Ningún conflicto de esta naturaleza puede
comprenderse fuera del entorno histórico, económico, social, político y
cultural de la sociedad en donde ocurre. Por eso resultan absurdas las
generalizaciones y las referencias simplistas al conflicto armado colombiano, caracterizado
por una mayúscula complejidad y el involucramiento de muy diversos actores,
situación que obliga a ser cautos con las miradas externas hacia una realidad
exhaustivamente analizada por los propios colombianos. La presencia del
narcotráfico, las diferentes tendencias dentro de los grupos guerrilleros de
izquierda, los grupos paramilitares de derecha y de extrema derecha, los
partidos políticos y las variantes políticas públicas asumidos por el Estado
ante el conflicto, le dan una tonalidad confusa y difícil de desentrañar para
los ojos propios y sobre todo para los ajenos.
Lo cierto es que según el primer
registro oficial de víctimas de la guerra en los últimos 30 años, preparado por
el gobierno colombiano por medio de la Unidad de Atención y Reparación Integral
a las Víctimas del Conflicto Armado, el número de víctimas causadas por este
conflicto asciende a la pavorosa cifra de 6,8 millones de personas. De
estas, el 86 por ciento son desplazados
y el 14 por ciento víctimas de amenazas, homicidio y desaparición forzada. En menor
proporción, según la información proporcionada en el registro, aparecen las víctimas
de secuestro, violencia sexual, despojo y abandono de bienes, lesiones,
tortura, reclutamiento forzado de niños y niñas y atentados (Entrevista a Paula
Gaviria, El Tiempo, 28 de diciembre de 2014). Por otra parte, en el informe
presentado por el Centro Nacional de Memoria Histórica (CNMH), en 2013, se
apunta que el número de muertes causadas por el conflicto entre 1958 y 2012
llega a 220.000 (El País, España, Miércoles, Julio 24, 2013).

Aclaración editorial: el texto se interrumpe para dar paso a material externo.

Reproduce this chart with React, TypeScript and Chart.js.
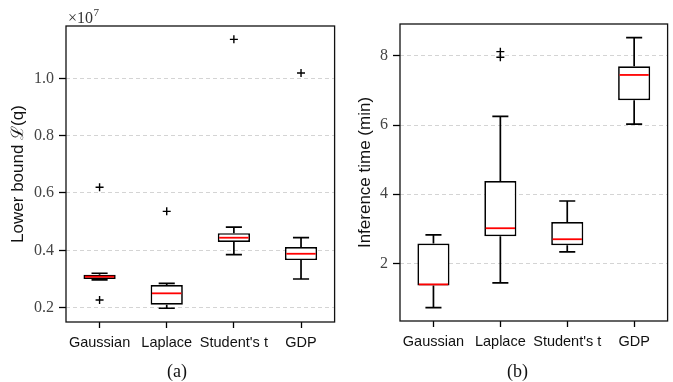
import React, { useEffect, useRef } from 'react';
import { Chart, registerables } from 'chart.js';

Chart.register(...registerables);

const categories = ['Gaussian', 'Laplace', "Student's t", 'GDP'];

// (a) Lower bound L(q), in units of 1e7
const boundWhiskerLow = [0.297, 0.198, 0.385, 0.3];
const boundQ1 = [0.3, 0.21, 0.429, 0.366];
const boundMedian = [0.308, 0.25, 0.444, 0.388];
const boundQ3 = [0.315, 0.279, 0.46, 0.4115];
const boundWhiskerHigh = [0.32, 0.285, 0.481, 0.444];
const boundOutlierCats = ['Gaussian', 'Gaussian', 'Laplace', "Student's t", 'GDP'];
const boundOutlierValues = [0.62, 0.227, 0.536, 1.136, 1.0185];
const boundTicks = [0.2, 0.4, 0.6, 0.8, 1.0];

// (b) Inference time (min)
const timeWhiskerLow = [0.72, 1.44, 2.335, 6.03];
const timeQ1 = [1.365, 2.787, 2.528, 6.72];
const timeMedian = [1.394, 3.018, 2.7, 7.45];
const timeQ3 = [2.577, 4.384, 3.2, 7.703];
const timeWhiskerHigh = [2.825, 6.25, 3.806, 8.528];
const timeOutlierCats = ['Laplace', 'Laplace'];
const timeOutlierValues = [8.124, 7.96];
const timeTicks = [2, 4, 6, 8];

const SANS = "'Liberation Sans', Arial, sans-serif";
const SERIF = "'Liberation Serif', 'Times New Roman', serif";

type Spec = {
  low: number[];
  q1: number[];
  med: number[];
  q3: number[];
  high: number[];
  outCats: string[];
  outVals: number[];
  ticks: number[];
  decimals: number;
  yMin: number;
  yMax: number;
  yTitle: string;
  titlePad: number;
  multiplier: boolean;
  width: number;
  height: number;
  padTop: number;
  padRight: number;
  yAxisWidth: number;
  xAxisHeight: number;
};

function BoxPlot(props: { spec: Spec; left: number }) {
  const ref = useRef<HTMLCanvasElement>(null);
  useEffect(() => {
    const p = props.spec;
    const boxPlugin = {
      id: 'boxWhisker',
      beforeDatasetsDraw(chart: any) {
        const meta = chart.getDatasetMeta(0);
        const y = chart.scales.y;
        const ctx = chart.ctx;
        ctx.save();
        ctx.strokeStyle = '#000';
        ctx.lineWidth = 1.7;
        meta.data.forEach((bar: any, i: number) => {
          const x = bar.x;
          const w = bar.width;
          const segs = [
            [p.q3[i], p.high[i]],
            [p.q1[i], p.low[i]],
          ];
          for (const [from, to] of segs) {
            const y0 = y.getPixelForValue(from);
            const y1 = y.getPixelForValue(to);
            ctx.beginPath();
            ctx.moveTo(x, y0);
            ctx.lineTo(x, y1);
            ctx.moveTo(x - w / 4, y1);
            ctx.lineTo(x + w / 4, y1);
            ctx.stroke();
          }
        });
        ctx.restore();
      },
      afterDatasetsDraw(chart: any) {
        const meta = chart.getDatasetMeta(0);
        const y = chart.scales.y;
        const ctx = chart.ctx;
        ctx.save();
        ctx.strokeStyle = '#ff0000';
        ctx.lineWidth = 1.8;
        meta.data.forEach((bar: any, i: number) => {
          const x = bar.x;
          const w = bar.width;
          const ym = y.getPixelForValue(p.med[i]);
          ctx.beginPath();
          ctx.moveTo(x - w / 2 + 1.4, ym);
          ctx.lineTo(x + w / 2 - 1.4, ym);
          ctx.stroke();
        });
        ctx.restore();
      },
      afterDraw(chart: any) {
        const a = chart.chartArea;
        const ctx = chart.ctx;
        ctx.save();
        ctx.strokeStyle = '#111';
        ctx.lineWidth = 1.3;
        ctx.strokeRect(a.left, a.top, a.right - a.left, a.bottom - a.top);
        if (p.multiplier) {
          ctx.fillStyle = '#333';
          ctx.textBaseline = 'alphabetic';
          ctx.font = `16px ${SERIF}`;
          const base = '\u00d710';
          ctx.fillText(base, a.left + 2, a.top - 3);
          const w = ctx.measureText(base).width;
          ctx.font = `11px ${SERIF}`;
          ctx.fillText('7', a.left + 2 + w + 0.5, a.top - 10);
        }
        ctx.restore();
      },
    };

    const chart = new Chart(ref.current as HTMLCanvasElement, {
      type: 'bar',
      data: {
        labels: categories,
        datasets: [
          {
            type: 'bar',
            data: categories.map((_, i) => [p.q1[i], p.q3[i]]) as any,
            backgroundColor: '#ffffff',
            borderColor: '#000000',
            borderWidth: 1.7,
            borderSkipped: false,
            barPercentage: 0.48,
            categoryPercentage: 1,
          } as any,
          {
            type: 'line',
            data: p.outCats.map((c, i) => ({ x: c, y: p.outVals[i] })) as any,
            showLine: false,
            pointStyle: 'cross',
            pointRadius: 4,
            pointBorderWidth: 1.4,
            pointBorderColor: '#000',
            borderColor: '#000',
          } as any,
        ],
      },
      options: {
        animation: false,
        responsive: false,
        layout: {
          padding: { top: p.padTop, right: p.padRight, left: 0, bottom: 0 },
        },
        plugins: {
          legend: { display: false },
          tooltip: { enabled: false },
        },
        scales: {
          x: {
            type: 'category',
            offset: true,
            afterFit: (s: any) => {
              s.height = p.xAxisHeight;
            },
            grid: {
              display: true,
              drawOnChartArea: false,
              drawTicks: true,
              offset: false,
              tickLength: 6,
              tickColor: '#000',
              tickWidth: 1.3,
            },
            border: { display: false },
            ticks: {
              color: '#111',
              padding: 6,
              maxRotation: 0,
              minRotation: 0,
              autoSkip: false,
              font: { family: SANS, size: 14.5 },
            },
          },
          y: {
            type: 'linear',
            min: p.yMin,
            max: p.yMax,
            afterFit: (s: any) => {
              s.width = p.yAxisWidth;
            },
            afterBuildTicks: (s: any) => {
              s.ticks = p.ticks.map((v) => ({ value: v }));
            },
            grid: {
              color: '#d4d4d4',
              lineWidth: 1,
              tickLength: 7,
              tickColor: '#000',
              tickWidth: 1.3,
            },
            border: { display: false, dash: [4, 3] },
            ticks: {
              color: '#444',
              padding: 5,
              font: { family: SERIF, size: 16 },
              callback: (v: any) => Number(v).toFixed(p.decimals),
            },
            title: {
              display: true,
              text: p.yTitle,
              color: '#111',
              padding: { top: p.titlePad, bottom: 0 },
              font: { family: SANS, size: 17 },
            },
          },
        },
      },
      plugins: [boxPlugin],
    });
    return () => chart.destroy();
  }, []);
  return (
    <canvas
      ref={ref}
      width={props.spec.width}
      height={props.spec.height}
      style={{ position: 'absolute', left: props.left, top: 0, width: props.spec.width, height: props.spec.height }}
    />
  );
}

const specA: Spec = {
  low: boundWhiskerLow,
  q1: boundQ1,
  med: boundMedian,
  q3: boundQ3,
  high: boundWhiskerHigh,
  outCats: boundOutlierCats,
  outVals: boundOutlierValues,
  ticks: boundTicks,
  decimals: 1,
  yMin: 0.15,
  yMax: 1.1825,
  yTitle: 'Lower bound \u2112(q)',
  titlePad: 8,
  multiplier: true,
  width: 340,
  height: 382,
  padTop: 26,
  padRight: 4,
  yAxisWidth: 66,
  xAxisHeight: 60,
};

const specB: Spec = {
  low: timeWhiskerLow,
  q1: timeQ1,
  med: timeMedian,
  q3: timeQ3,
  high: timeWhiskerHigh,
  outCats: timeOutlierCats,
  outVals: timeOutlierValues,
  ticks: timeTicks,
  decimals: 0,
  yMin: 0.336,
  yMax: 8.923,
  yTitle: 'Inference time (min)',
  titlePad: 15,
  multiplier: false,
  width: 333,
  height: 382,
  padTop: 24,
  padRight: 1,
  yAxisWidth: 60,
  xAxisHeight: 61,
};

export default function App() {
  const cap: React.CSSProperties = {
    position: 'absolute',
    top: 361,
    width: 100,
    textAlign: 'center',
    fontFamily: SERIF,
    fontSize: 18,
    lineHeight: '20px',
    color: '#111',
  };
  return (
    <div style={{ position: 'fixed', left: 0, top: 0, width: 673, height: 382, background: '#fff', overflow: 'hidden' }}>
      <BoxPlot spec={specA} left={0} />
      <BoxPlot spec={specB} left={340} />
      <div style={{ ...cap, left: 177 - 50 }}>(a)</div>
      <div style={{ ...cap, left: 517.5 - 50 }}>(b)</div>
    </div>
  );
}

La noticia sobre los significativos
avances alcanzados en las negaciones para lograr la firma de la paz en Colombia,
nos llena de júbilo y hace surgir la esperanza de que este prolongado conflicto
encuentre su final. La voluntad política y los liderazgos dispuestos a
encontrar los mecanismos viables para alcanzar un acuerdo y una paz duradera,
han logrado enfrentar los obstáculos interpuestos por quienes en forma
insensata consideran que es la guerra el camino para alcanzar la conclusión de
la confrontación y lograr la anhelada paz o de quienes interponen, en forma
obstinada, sus intereses al logro del fin de las hostilidades. ¡La hora de la
paz está cerca de llegar a Colombia, con el beneplácito de quienes valoramos y
miramos con respeto a esa gran nación!